En grève depuis trois mois, les travailleurs de l'usine de mobilier de bureau ont du mal à envisager leur avenir. Une délégation était reçue mercredi au ministère de l'Industrie.
L'un des salariés grévistes salue avec ironie les camions qui déménagent le matériel de l'usine. Photo : Max Donzé
« On a donné notre vie pour cette boite, et là on se fait jeter. » Ce matin, comme tous les matins depuis 86 jours à Illkirch-Graffenstaden, devant l’usine de mobilier de bureau Clestra où 90 % des 130 travailleurs sont en grève, les bouches sont serrées et les regards crispés. Au lendemain de l’annonce de l’entreprise de se déclarer en cessation de paiement, les ouvriers n’attendent plus rien. Mardi 3 octobre, le tribunal de commerce de Paris devrait enregistrer le dépôt de bilan de l’entreprise. « On est des futurs chômeurs », souffle Philippe (1), délégué syndical et menuisier à Clestra depuis près de 30 ans.
Aucune garantie pour sauver les emplois
« J’ai passé trois mois en grève, ça m’a coûté 6 000 euros pour rien », regrette Éric, 45 ans, mobilisé depuis le premier jour. Après l’annonce de mardi, il en veut à tout le monde, même aux partenaires sociaux. « Si je vais à l’abattoir, tu ne me fais pas brouter l’herbe pendant des mois », dénonce-t-il en pensant à la numéro un de la CGT, Sophie Binet, qui s’est rendue sur le site le 24 août dernier pour soutenir la grève des ouvriers.
À l’origine du mouvement, il y a la reprise de Clestra par le groupe Jestia, en octobre 2022. Les relations avec le repreneur sont tout de suite tendues, les salariés craignent pour leur emploi alors qu’un déménagement de l’activité est prévu au port du Rhin, sur un site beaucoup plus petit. C’est en juillet 2023 que la grève se déclenche. Le déménagement commence, la direction propose des départs volontaires, mais les ouvriers n’obtiennent aucune garantie pour la sauvegarde de leur emploi. Ils soupçonnent le groupe Jestia de simplement vouloir prendre ce qui a de la valeur dans l’entreprise : « Le mec, il a pris les brevets, les machines et voilà », raconte Philippe.

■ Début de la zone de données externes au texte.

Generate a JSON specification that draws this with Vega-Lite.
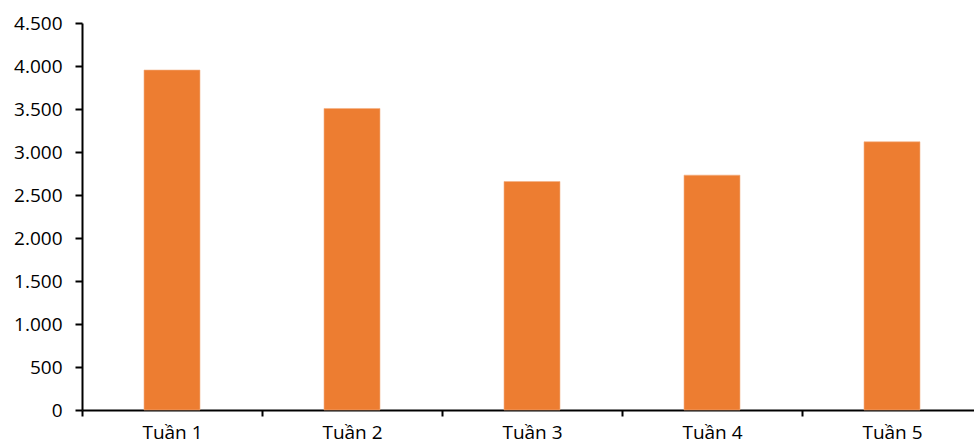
{
  "$schema": "https://vega.github.io/schema/vega-lite/v6.json",
  "autosize": "none",
  "padding": {"left": 82, "top": 23, "right": 0, "bottom": 38},
  "width": 892,
  "height": 387,
  "background": "white",
  "data": {"values": [
    {"week": "Tuần 1", "value": 3953},
    {"week": "Tuần 2", "value": 3506},
    {"week": "Tuần 3", "value": 2657},
    {"week": "Tuần 4", "value": 2731},
    {"week": "Tuần 5", "value": 3119}
  ]},
  "mark": {"type": "bar", "color": "#ED7D31", "width": {"band": 0.311}, "stroke": "#F4B084", "strokeWidth": 0.6},
  "encoding": {
    "x": {
      "field": "week", "type": "nominal", "sort": null,
      "scale": {"paddingInner": 0, "paddingOuter": 0, "range": [0, 900]},
      "axis": {"title": null, "labelAngle": 0, "tickBand": "extent", "domainColor": "black", "domainWidth": 2, "tickColor": "black", "tickWidth": 2, "tickSize": 6, "labelPadding": 7, "labelFont": "Open Sans", "labelFontSize": 19, "labelColor": "black"}
    },
    "y": {
      "field": "value", "type": "quantitative",
      "scale": {"domain": [0, 4500], "nice": false},
      "axis": {"title": null, "values": [0, 500, 1000, 1500, 2000, 2500, 3000, 3500, 4000, 4500], "grid": false, "labelExpr": "replace(format(datum.value, ','), ',', '.')", "domainColor": "black", "domainWidth": 2, "tickColor": "black", "tickWidth": 2, "tickSize": 7, "labelPadding": 13, "labelFont": "Open Sans", "labelFontSize": 19, "labelColor": "black"}
    }
  },
  "config": {"view": {"stroke": null}}
}
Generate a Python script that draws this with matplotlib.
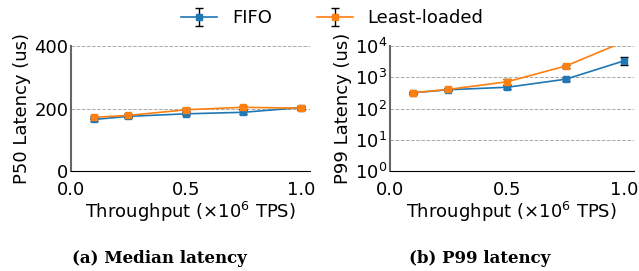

Les grévistes suivent attentivement les évolutions politiques. Photo : Julie Lescarmontier
Une rencontre organisée en urgence au ministère de l'Industrie
« Avec quatre ans d’ancienneté, je vais partir avec 2 000 - 3 000 euros et j’en ai perdu 6 000 pendant la grève », se désespère Loris. Alors que chacun tente d’estimer le montant du chèque qui va lui être versé après la liquidation judiciaire probable, quelques véhicules entrent sur le site. « Ça c’est un camion qui vient vider l’usine », il repart quelques minutes plus tard, « mais c’est les étagères ! » L’un des ouvriers fait des grands gestes au chauffeur en lançant : « Au revoir Clestra ! ». Sous leurs yeux, l’usine se vide peu à peu. Ismaël se sent trahi. « Je me suis toujours battu pour que cette boîte fasse de l’argent. Avec ce qu’on a vécu là, on sait qu’on ne peut plus croire personne », confie-t-il.
Philippe garde pourtant un œil sur son téléphone, il attend des nouvelles d’une réunion à Paris entre des représentants du ministère de l’Industrie, de la CGT et le député LFI d’Illkirch-Graffenstaden, Emmanuel Fernandes. Une rencontre organisée dans l’urgence après l’annonce du dépôt de bilan. Marc Andreoli, 42 ans et 18 ans d’ancienneté, a accompagné la délégation à Paris. À la fin de la réunion, la délégation a obtenu l’engagement de la part du ministère de la tenue d’un Plan de sauvegarde de l’emploi. « Reste à savoir ce qu’il y aura dedans, on espère le meilleur, histoire de partir la tête haute. On s’est battu pour ça, c’est un nouveau livre qui va s’ouvrir », espère-t-il.
Contactée, l’entreprise Clestra n’a pas voulu répondre à nos questions.